The crane barge is DonJon’s Columbia New York. She’s got a 140 foot long boom, dates back to the 1970’s, and can lift 310 short tons while its base is revolving. Everything you’d care to know about the thing can be found here.

– photo by Mitch Waxman

The entire operation slowed down to a crawl as they approached the Manhattan bulkheads. A small workboat was zipping around, and everywhere you looked on the vessels there were sailors peering over the sides communicating on walkie talkies. I guess they didn’t want to scratch the Intrepid or something.

– photo by Mitch Waxman

Brian Nicholas hung back as the crane and flat top barges moved into position.

– photo by Mitch Waxman

The crane barge began lowering its “spuds,” which are long steel bars that extend down to the bottom of the river and act as stabilizers (think table legs).
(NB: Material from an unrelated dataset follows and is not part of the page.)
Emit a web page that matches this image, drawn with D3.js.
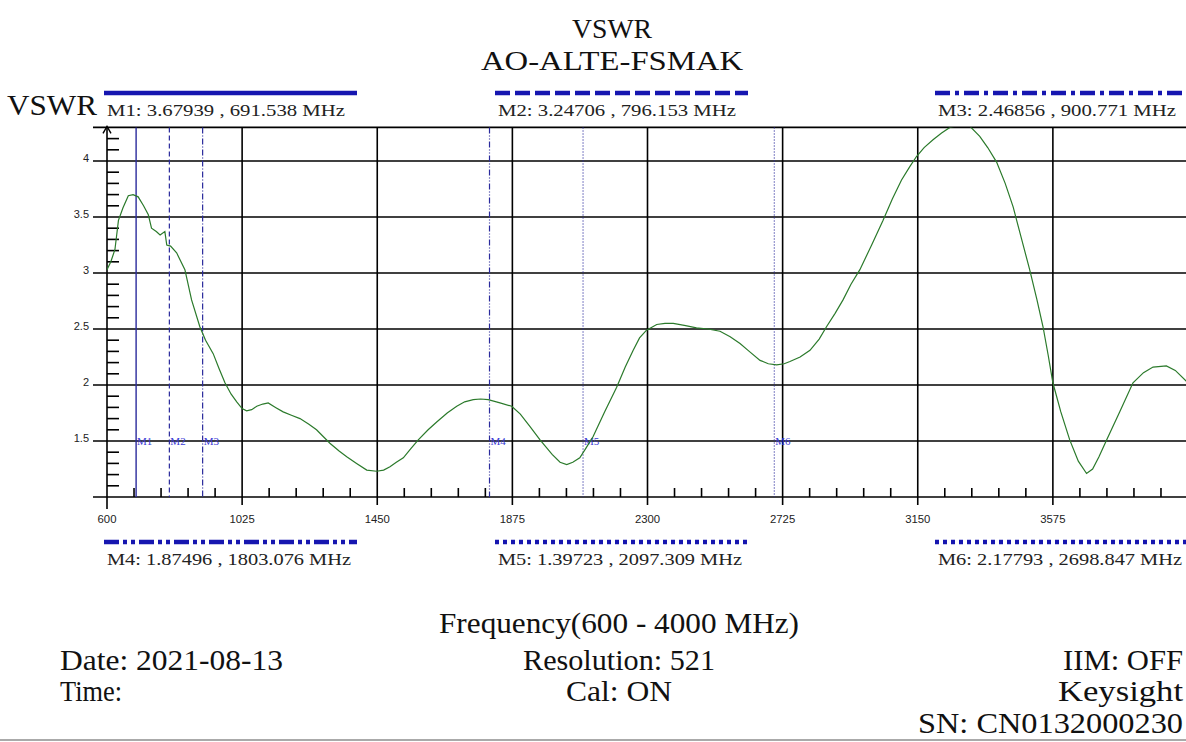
<!DOCTYPE html>
<html>
<head>
<meta charset="utf-8">
<script src="https://cdn.jsdelivr.net/npm/d3@7"></script>
<style>
html, body { margin: 0; padding: 0; background: #fff; overflow: hidden; }
svg { display: block; }
</style>
</head>
<body>
<svg id="chart" width="1186" height="742"></svg>
<script>
// trace (MHz, VSWR)
const freqs = [600, 612, 625, 636, 650, 667, 682, 698, 715, 730, 740, 755, 767, 782, 788, 800, 819, 845, 866, 892,
  910, 934, 952, 971, 990, 1008, 1025, 1039, 1055, 1071, 1090, 1107, 1130, 1154, 1180, 1207, 1235, 1259, 1280, 1301,
  1330, 1354, 1385, 1417, 1448, 1470, 1490, 1510, 1532, 1555, 1579, 1610, 1637, 1670, 1700, 1725, 1752, 1775, 1799, 1836,
  1873, 1900, 1930, 1962, 2000, 2025, 2046, 2065, 2087, 2105, 2129, 2165, 2203, 2230, 2255, 2275, 2297, 2329, 2355, 2381,
  2420, 2454, 2490, 2528, 2560, 2591, 2620, 2654, 2680, 2706, 2730, 2748, 2780, 2811, 2840, 2863, 2890, 2915, 2940, 2968,
  3005, 3041, 3070, 3099, 3125, 3146, 3170, 3198, 3225, 3251, 3280, 3314, 3345, 3370, 3398, 3425, 3450, 3475, 3502, 3525,
  3544, 3560, 3575, 3600, 3628, 3655, 3681, 3700, 3720, 3744, 3785, 3827, 3860, 3890, 3932, 3960, 4000];
const vswr = [3.03, 3.10, 3.21, 3.47, 3.58, 3.69, 3.70, 3.68, 3.60, 3.52, 3.40, 3.37, 3.34, 3.37, 3.25, 3.24, 3.18, 3.03, 2.76, 2.52,
  2.40, 2.28, 2.15, 2.02, 1.92, 1.85, 1.79, 1.77, 1.78, 1.81, 1.83, 1.84, 1.80, 1.76, 1.73, 1.70, 1.65, 1.60, 1.54, 1.48,
  1.41, 1.36, 1.30, 1.24, 1.23, 1.24, 1.27, 1.31, 1.35, 1.43, 1.51, 1.60, 1.67, 1.75, 1.81, 1.85, 1.87, 1.875, 1.87, 1.84,
  1.81, 1.74, 1.63, 1.51, 1.38, 1.31, 1.29, 1.31, 1.35, 1.43, 1.54, 1.76, 1.98, 2.16, 2.31, 2.42, 2.49, 2.54, 2.55, 2.55,
  2.53, 2.51, 2.50, 2.48, 2.43, 2.37, 2.30, 2.22, 2.19, 2.18, 2.19, 2.21, 2.25, 2.31, 2.41, 2.52, 2.64, 2.76, 2.90, 3.03,
  3.25, 3.47, 3.66, 3.83, 3.95, 4.04, 4.12, 4.19, 4.25, 4.30, 4.32, 4.31, 4.22, 4.12, 3.99, 3.80, 3.59, 3.32, 3.03, 2.76,
  2.52, 2.27, 2.02, 1.76, 1.51, 1.32, 1.21, 1.25, 1.36, 1.51, 1.76, 2.02, 2.11, 2.16, 2.17, 2.13, 2.02];

const markerNames = ['M1', 'M2', 'M3', 'M4', 'M5', 'M6'];
const markerFreqs = [691.538, 796.153, 900.771, 1803.076, 2097.309, 2698.847];
const markerValues = [3.67939, 3.24706, 2.46856, 1.87496, 1.39723, 2.17793];

const xTicks = [600, 1025, 1450, 1875, 2300, 2725, 3150, 3575];
const yTicks = [1.5, 2, 2.5, 3, 3.5, 4];

const titleLines = ['VSWR', 'AO-ALTE-FSMAK'];
const footLeft = ['Date: 2021-08-13', 'Time:'];
const footMid = ['Frequency(600 - 4000 MHz)', 'Resolution: 521', 'Cal: ON'];
const footRight = ['IIM: OFF', 'Keysight', 'SN: CN0132000230'];

const svg = d3.select('#chart');
const serif = '"Liberation Serif"';
const sans = '"Liberation Sans"';
const x = d3.scaleLinear().domain([600, 4000]).range([107, 1188]);
const y = d3.scaleLinear().domain([1, 4.3]).range([497, 127.4]);
const yTop = y(4.3), yBot = y(1);

// marker line styles: thin in plot, thick in the legend
const thinDash = [null, '5,3', '6,2,1,2', '6,2,1,2,1,2', '1,2', '1,2'];
const thickDash = [null, '15,5', '15,5,4,5', '15,4,4,4,4,4', '4,4', '4,4'];

// titles
svg.selectAll('.title').data(titleLines).join('text')
    .attr('x', 612).attr('y', (d, i) => 38 + i * 32)
    .attr('font-family', serif).attr('text-anchor', 'middle').attr('font-size', 28).attr('fill', '#111')
    .attr('textLength', (d, i) => i ? 262 : 80).attr('lengthAdjust', 'spacingAndGlyphs')
    .text(d => d);
svg.append('text').attr('x', 7).attr('y', 115).attr('font-family', serif).attr('font-size', 29).attr('fill', '#111')
    .attr('textLength', 90).attr('lengthAdjust', 'spacingAndGlyphs').text('VSWR');

// grid
const grid = svg.append('g').attr('stroke', '#000').attr('stroke-width', 1.6);
grid.selectAll('.hg').data(yTicks.concat([4.3])).join('line')
    .attr('x1', 93).attr('x2', 1186).attr('y1', d => y(d)).attr('y2', d => y(d));
grid.selectAll('.vg').data(xTicks.slice(1)).join('line')
    .attr('x1', d => x(d)).attr('x2', d => x(d)).attr('y1', yTop).attr('y2', yBot + 8);

// axes lines
grid.append('line').attr('x1', 93).attr('x2', 1186).attr('y1', yBot).attr('y2', yBot);
grid.append('line').attr('x1', 107).attr('x2', 107).attr('y1', yTop).attr('y2', yBot + 12);
svg.append('path').attr('d', `M103,${yTop + 6}L107,${yTop - 1}L111,${yTop + 6}`).attr('fill', 'none')
    .attr('stroke', '#000').attr('stroke-width', 1.4);

// minor ticks
const minorY = d3.range(11, 43).map(v => v / 10).filter(v => Math.round(v * 10) % 5 !== 0);
grid.selectAll('.my').data(minorY).join('line')
    .attr('x1', 107).attr('x2', 119).attr('y1', d => y(d)).attr('y2', d => y(d));
const minorX = d3.range(685, 4000, 85).filter(v => (v - 600) % 425 !== 0);
grid.selectAll('.mx').data(minorX).join('line')
    .attr('x1', d => x(d)).attr('x2', d => x(d)).attr('y1', yBot).attr('y2', yBot - 9);

// tick labels
svg.selectAll('.xl').data(xTicks).join('text')
    .attr('x', d => x(d)).attr('y', 523).attr('text-anchor', 'middle')
    .attr('font-family', sans).attr('font-size', 11).attr('fill', '#222')
    .attr('textLength', d => String(d).length * 6.3).attr('lengthAdjust', 'spacingAndGlyphs')
    .text(d => d);
svg.selectAll('.yl').data(yTicks).join('text')
    .attr('x', 89).attr('y', d => y(d) + 1).attr('text-anchor', 'end')
    .attr('font-family', sans).attr('font-size', 11).attr('fill', '#222')
    .text(d => d);

// markers
const mk = svg.append('g');
mk.selectAll('line').data(markerFreqs).join('line')
    .attr('x1', d => x(d)).attr('x2', d => x(d)).attr('y1', yTop).attr('y2', yBot)
    .attr('stroke', '#2a2a9c').attr('stroke-width', (d, i) => i === 0 ? 1.4 : 1.2)
    .attr('stroke-dasharray', (d, i) => thinDash[i]);
mk.selectAll('text').data(markerFreqs).join('text')
    .attr('x', d => x(d) + 1).attr('y', y(1.5) + 4)
    .attr('font-family', serif).attr('font-size', 11).attr('fill', '#3a3ad6')
    .text((d, i) => markerNames[i]);

// trace
svg.append('clipPath').attr('id', 'plotclip').append('rect')
    .attr('x', 107).attr('y', yTop).attr('width', 1090).attr('height', yBot - yTop);
svg.append('path').datum(freqs.map((f, i) => [f, vswr[i]]))
    .attr('clip-path', 'url(#plotclip)')
    .attr('fill', 'none').attr('stroke', '#2b7a2b').attr('stroke-width', 1.2)
    .attr('d', d3.line().x(d => x(d[0])).y(d => y(d[1])));

// marker legend
const legCols = [[104, 357], [495, 748], [935, 1188]];
const legend = svg.append('g');
markerNames.forEach((name, i) => {
    const [a, b] = legCols[i % 3];
    const row = i < 3 ? 93 : 542;
    legend.append('line').attr('x1', a).attr('x2', b).attr('y1', row).attr('y2', row)
        .attr('stroke', '#1616b0').attr('stroke-width', 4.5)
        .attr('stroke-dasharray', thickDash[i]);
    legend.append('text').attr('x', a + 3).attr('y', row + 23)
        .attr('font-family', serif).attr('font-size', 17).attr('fill', '#222')
        .attr('textLength', i < 3 ? 238 : 244).attr('lengthAdjust', 'spacingAndGlyphs')
        .text(`${name}: ${markerValues[i].toFixed(5)} , ${markerFreqs[i].toFixed(3)} MHz`);
});

// footer
const foot = svg.append('g');
const put = (t, xp, yp, anchor, w) => foot.append('text').attr('x', xp).attr('y', yp)
    .attr('font-family', serif).attr('font-size', 30).attr('fill', '#111')
    .attr('text-anchor', anchor).attr('textLength', w).attr('lengthAdjust', 'spacingAndGlyphs').text(t);
[360, 192, 106].forEach((w, i) => put(footMid[i], 619, [633, 670, 701][i], 'middle', w));
[223, 62].forEach((w, i) => put(footLeft[i], 60, [670, 701][i], 'start', w));
[120, 125, 265].forEach((w, i) => put(footRight[i], 1183, [670, 701, 733][i], 'end', w));
svg.append('line').attr('x1', 0).attr('x2', 1186).attr('y1', 740).attr('y2', 740)
    .attr('stroke', '#aaa').attr('stroke-width', 2);
</script>
</body>
</html>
While that was happening, ropes were flung around and tied off to bollards.

– photo by Mitch Waxman

Having successfully killed the time between leaving Point A (Astoria) and that Holiday party in Hells Kitchen by walking through LIC, taking the 7 to Hudson Yards, checking out the Hudson Yards megaproject from the High Line, and then luckily running into this maritime industrial display – it was actually now time for me to begin heading there directly.

– photo by Mitch Waxman

Couldn’t resist one or two more shots, however.

– photo by Mitch Waxman

There’s some of the structural steel being delivered to the Hudson Yards project, in a somewhat elevated shot gathered from a pedestrian bridge at West Street between 45 & 46th streets.

– photo by Mitch Waxman

From the same elevated position, and from a bit of a distance, you can get a better idea of the size of the crane.

– photo by Mitch Waxman

While all this was going on, rush hour was playing out on West Street.

– photo by Mitch Waxman

So, that’s the story about all the stuff I saw because I got invited to a holiday party in Hells Kitchen. I should leave the house more often, I guess. See what happened the next time I went out, next week at this – your Newtown Pentacle.

Also, Merry Christmas to all you orthodox Russians and Armenians. Sunday the 7th is “Gristmas,” btw, or Greek Orthodox Christmas.